Every Sunday night, I plan the week’s meals. Healthy meals. Good meals. Recipes I’ve pulled out of glossy magazines. I make detailed grocery lists, painstakingly noting each ingredient. But around four o’clock on Tuesday, I realize we are out of milk and I forgot to buy paprika, so we have frozen pizza picnic-style in the living room instead.
The kids are hungry, and I am trying to finish a press release, tweet a blog link, jot down a beautiful sentence. I am always saying “Just a second.” I am always multi-tasking, always letting someone down, always a little bit unbalanced in my priorities.
But I can’t stop spinning the words under my eager hands, because this is my calling too, just as I am called to hold these children, teach them, wipe their tears. I get up at five, when the world is still dark. I drink too much coffee. I write imperfect things.
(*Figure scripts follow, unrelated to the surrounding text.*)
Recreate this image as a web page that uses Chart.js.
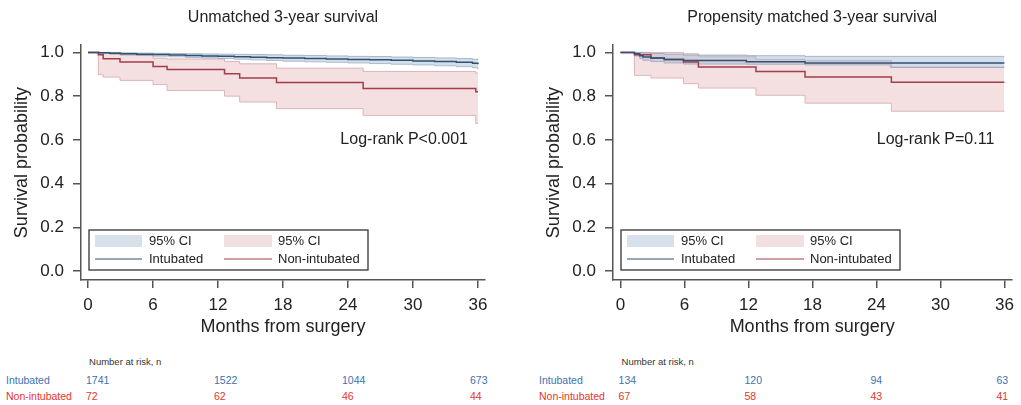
<!DOCTYPE html>
<html>
<head>
<meta charset="utf-8">
<script src="https://cdn.jsdelivr.net/npm/chart.js@4.4.1/dist/chart.umd.min.js"></script>
<style>
body { margin: 0; background: #fff; font-family: "Liberation Sans", Arial, sans-serif; }
#wrap { position: relative; width: 1021px; height: 405px; overflow: hidden; }
#wrap canvas { position: absolute; top: 0; }
.rt { position: absolute; font-size: 10.5px; line-height: 12px; white-space: nowrap; }
</style>
</head>
<body>
<div id="wrap">
  <canvas id="km1" width="505" height="345" style="left:0px"></canvas>
  <canvas id="km2" width="489" height="345" style="left:532px"></canvas>
</div>
<script>
// axis ticks
var xTicks = [0, 6, 12, 18, 24, 30, 36];
var yTicks = [0, 0.2, 0.4, 0.6, 0.8, 1.0];

// unmatched cohort
var unIntMonths = [0, 1, 2, 3, 4.5, 6, 7.5, 9, 10.5, 12, 13.5, 15, 16.5, 18, 20, 22, 24, 26, 28, 30, 32, 34, 35.5, 36];
var unInt       = [1.0, 0.998, 0.996, 0.994, 0.992, 0.990, 0.988, 0.986, 0.984, 0.982, 0.980, 0.978, 0.976, 0.974, 0.972, 0.970, 0.968, 0.966, 0.964, 0.961, 0.958, 0.955, 0.951, 0.946];
var unIntUp     = [1.0, 1.0, 0.999, 0.998, 0.997, 0.996, 0.995, 0.994, 0.993, 0.992, 0.991, 0.990, 0.989, 0.987, 0.986, 0.984, 0.982, 0.981, 0.979, 0.977, 0.975, 0.972, 0.969, 0.965];
var unIntLo     = [1.0, 0.995, 0.992, 0.989, 0.986, 0.983, 0.980, 0.977, 0.975, 0.972, 0.969, 0.966, 0.963, 0.960, 0.957, 0.955, 0.952, 0.949, 0.946, 0.943, 0.939, 0.935, 0.930, 0.922];
var unNonMonths = [0, 0.95, 1.4, 2.95, 6.0, 7.3, 12.6, 14.0, 17.4, 25.4, 35.8, 36];
var unNon       = [1.0, 0.989, 0.971, 0.956, 0.936, 0.922, 0.902, 0.883, 0.862, 0.835, 0.820, 0.820];
var unNonUp     = [1.0, 1.0, 1.0, 0.989, 0.974, 0.970, 0.959, 0.948, 0.928, 0.913, 0.905, 0.905];
var unNonLo     = [1.0, 0.898, 0.887, 0.872, 0.853, 0.826, 0.800, 0.773, 0.743, 0.712, 0.675, 0.675];

// propensity matched cohort
var pmIntMonths = [0, 1.3, 1.8, 2.1, 2.85, 4.1, 5.9, 11.8, 17.3, 25.3, 36];
var pmInt       = [1.0, 0.994, 0.985, 0.979, 0.974, 0.968, 0.963, 0.957, 0.952, 0.952, 0.952];
var pmIntUp     = [1.0, 1.0, 1.0, 0.998, 0.995, 0.992, 0.988, 0.985, 0.982, 0.982, 0.982];
var pmIntLo     = [1.0, 0.984, 0.972, 0.964, 0.958, 0.952, 0.947, 0.946, 0.943, 0.931, 0.931];
var pmNonMonths = [0, 1.3, 2.85, 4.1, 5.9, 7.3, 12.7, 17.3, 25.4, 36];
var pmNon       = [1.0, 0.989, 0.974, 0.968, 0.956, 0.933, 0.913, 0.887, 0.864, 0.864];
var pmNonUp     = [1.0, 1.0, 1.0, 1.0, 0.994, 0.983, 0.968, 0.963, 0.933, 0.933];
var pmNonLo     = [1.0, 0.895, 0.883, 0.883, 0.857, 0.837, 0.804, 0.768, 0.731, 0.731];

// number at risk
var riskMonths = [0, 12, 24, 36];
var unRiskInt = [1741, 1522, 1044, 673];
var unRiskNon = [72, 62, 46, 44];
var pmRiskInt = [134, 120, 94, 63];
var pmRiskNon = [67, 58, 43, 41];

var FONT = '"Liberation Sans", Arial, sans-serif';
Chart.defaults.font.family = FONT;
Chart.defaults.color = '#333';

function toXY(t, v) {
    return t.map(function(m, i) { return {x: m, y: v[i]}; });
}

var kmBox = {
    id: 'kmBox',
    afterDraw: function(chart, args, opts) {
        var ctx = chart.ctx, a = chart.chartArea;
        ctx.save();
        // log-rank text
        ctx.fillStyle = '#222';
        ctx.font = '16px ' + FONT;
        ctx.textAlign = 'right';
        ctx.textBaseline = 'middle';
        ctx.fillText(opts.pText, a.right - 17, chart.scales.y.getPixelForValue(0.6));

        // legend box
        var left = a.left + 8, top = a.bottom - 50;
        ctx.fillStyle = '#fff';
        ctx.fillRect(left, top, 279, 40);
        ctx.strokeStyle = '#333';
        ctx.lineWidth = 1.3;
        ctx.strokeRect(left, top, 279, 40);
        var r1 = top + 11, r2 = top + 29;
        ctx.fillStyle = '#d8e1eb';
        ctx.fillRect(left + 6, r1 - 6, 47, 12);
        ctx.fillStyle = '#f2e0e1';
        ctx.fillRect(left + 135, r1 - 6, 48, 12);
        ctx.lineWidth = 1.2;
        ctx.strokeStyle = '#33506e';
        ctx.beginPath(); ctx.moveTo(left + 6, r2); ctx.lineTo(left + 53, r2); ctx.stroke();
        ctx.strokeStyle = '#a23e4c';
        ctx.beginPath(); ctx.moveTo(left + 135, r2); ctx.lineTo(left + 183, r2); ctx.stroke();
        ctx.fillStyle = '#222';
        ctx.font = '13px ' + FONT;
        ctx.textAlign = 'left';
        ctx.fillText('95% CI', left + 60, r1);
        ctx.fillText('95% CI', left + 189, r1);
        ctx.fillText('Intubated', left + 60, r2);
        ctx.fillText('Non-intubated', left + 189, r2);
        ctx.restore();
    }
};

function makeKM(id, title, pText, yWidth, padRight, xMin, d) {
    return new Chart(document.getElementById(id), {
        type: 'line',
        data: {
            datasets: [
                {label: 'Intubated', data: toXY(d[0], d[1]), borderColor: '#33506e', borderWidth: 1.5,
                 stepped: true, pointRadius: 0, fill: false},
                {label: 'Non-intubated', data: toXY(d[4], d[5]), borderColor: '#a23e4c', borderWidth: 1.5,
                 stepped: true, pointRadius: 0, fill: false},
                {label: '95% CI', data: toXY(d[0], d[2]), borderColor: 'rgba(120,145,175,0.6)', borderWidth: 1,
                 backgroundColor: 'rgba(160,185,212,0.45)', stepped: true, pointRadius: 0, fill: '+1'},
                {label: 'lo1', data: toXY(d[0], d[3]), borderColor: 'rgba(120,145,175,0.6)', borderWidth: 1,
                 stepped: true, pointRadius: 0, fill: false},
                {label: '95% CI', data: toXY(d[4], d[6]), borderColor: 'rgba(205,160,165,0.75)', borderWidth: 1,
                 backgroundColor: 'rgba(228,176,181,0.4)', stepped: true, pointRadius: 0, fill: '+1'},
                {label: 'lo2', data: toXY(d[4], d[7]), borderColor: 'rgba(205,160,165,0.75)', borderWidth: 1,
                 stepped: true, pointRadius: 0, fill: false}
            ]
        },
        options: {
            responsive: false,
            animation: false,
            events: [],
            layout: {padding: {left: 0, right: padRight, top: 0, bottom: 0}},
            plugins: {
                legend: {display: false},
                tooltip: {enabled: false},
                title: {display: true, text: title, fullSize: false, color: '#222',
                        font: {size: 16, weight: 'normal'}, padding: {top: 8, bottom: 18}},
                kmBox: {pText: pText}
            },
            scales: {
                x: {
                    type: 'linear', min: xMin, max: 36.65,
                    afterBuildTicks: function(s) { s.ticks = xTicks.map(function(v) { return {value: v}; }); },
                    afterFit: function(s) { s.height = 65; },
                    grid: {drawOnChartArea: false, tickLength: 8, color: '#555', lineWidth: 1.5},
                    border: {color: '#555', width: 1.5},
                    ticks: {color: '#222', font: {size: 17}, padding: 7, maxRotation: 0, autoSkip: false},
                    title: {display: true, text: 'Months from surgery', color: '#222', font: {size: 18},
                            padding: {top: 0, bottom: 7}}
                },
                y: {
                    min: -0.041, max: 1.033,
                    afterBuildTicks: function(s) { s.ticks = yTicks.map(function(v) { return {value: v}; }); },
                    afterFit: function(s) { s.width = yWidth; },
                    grid: {drawOnChartArea: false, tickLength: 8, color: '#555', lineWidth: 1.5},
                    border: {color: '#555', width: 1.5},
                    ticks: {color: '#222', font: {size: 17}, padding: 9,
                            callback: function(v) { return v.toFixed(1); }},
                    title: {display: true, text: 'Survival probability', color: '#222', font: {size: 18},
                            padding: {top: 11, bottom: 0}}
                }
            }
        },
        plugins: [kmBox]
    });
}

var c1 = makeKM('km1', 'Unmatched 3-year survival', 'Log-rank P<0.001', 81, 20, -0.65,
    [unIntMonths, unInt, unIntUp, unIntLo, unNonMonths, unNon, unNonUp, unNonLo]);
var c2 = makeKM('km2', 'Propensity matched 3-year survival', 'Log-rank P=0.11', 81, 3, -0.71,
    [pmIntMonths, pmInt, pmIntUp, pmIntLo, pmNonMonths, pmNon, pmNonUp, pmNonLo]);

function addText(txt, x, yc, color, size) {
    var el = document.createElement('div');
    el.className = 'rt';
    el.textContent = txt;
    el.style.left = x + 'px';
    el.style.top = (yc - 6) + 'px';
    el.style.color = color;
    if (size) el.style.fontSize = size + 'px';
    document.getElementById('wrap').appendChild(el);
}

function riskTable(chart, offset, rowX, ints, nons) {
    var sx = chart.scales.x;
    addText('Number at risk, n', offset + sx.getPixelForValue(0) + 1, 362, '#333', 9.5);
    addText('Intubated', rowX, 380, '#3b72b3');
    addText('Non-intubated', rowX, 396, '#e8332c');
    riskMonths.forEach(function(m, i) {
        var x = offset + sx.getPixelForValue(m) - 2 - m / 6;
        addText(String(ints[i]), x, 380, '#3b72b3');
        addText(String(nons[i]), x, 396, '#e8332c');
    });
}

riskTable(c1, 0, 6, unRiskInt, unRiskNon);
riskTable(c2, 532, 539, pmRiskInt, pmRiskNon);
</script>
</body>
</html>
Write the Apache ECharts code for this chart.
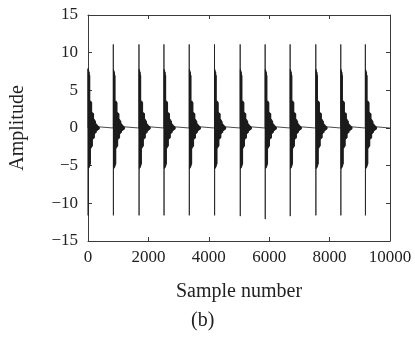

I try to sew a quilt from Andrew’s old t-shirts, and it looks a little off. The squares don’t quite match in all the corners; the hurried seams are coming undone. But he naps under it anyway on Sunday afternoons, his breath peaceful, even under this threadbare display of love.
We are playing backgammon while the dishes sit, unwashed in the sink. I am sitting with Andrew, watching a movie instead of catching up on freelancing. And it might seem like the bread of idleness, but I know better. I am learning that what seems like waste is really love.
Dane reaches up first thing in the morning, says, “Mommy hold you.” I walk in the door, and Liam smiles like the sun, and this is how they call me blessed. Andrew puts his arm around me as we walk, and it’s a thousand words of praise.
When I say that I am noble, I mean this: crow’s feet and stretch marks and blonde hair turned darker with age. I mean that my floor is covered in crumbs and I am still in my sweatpants at two in the afternoon and my kids are wearing garage-sale jeans. I mean that I am enough, just like this, just as I am.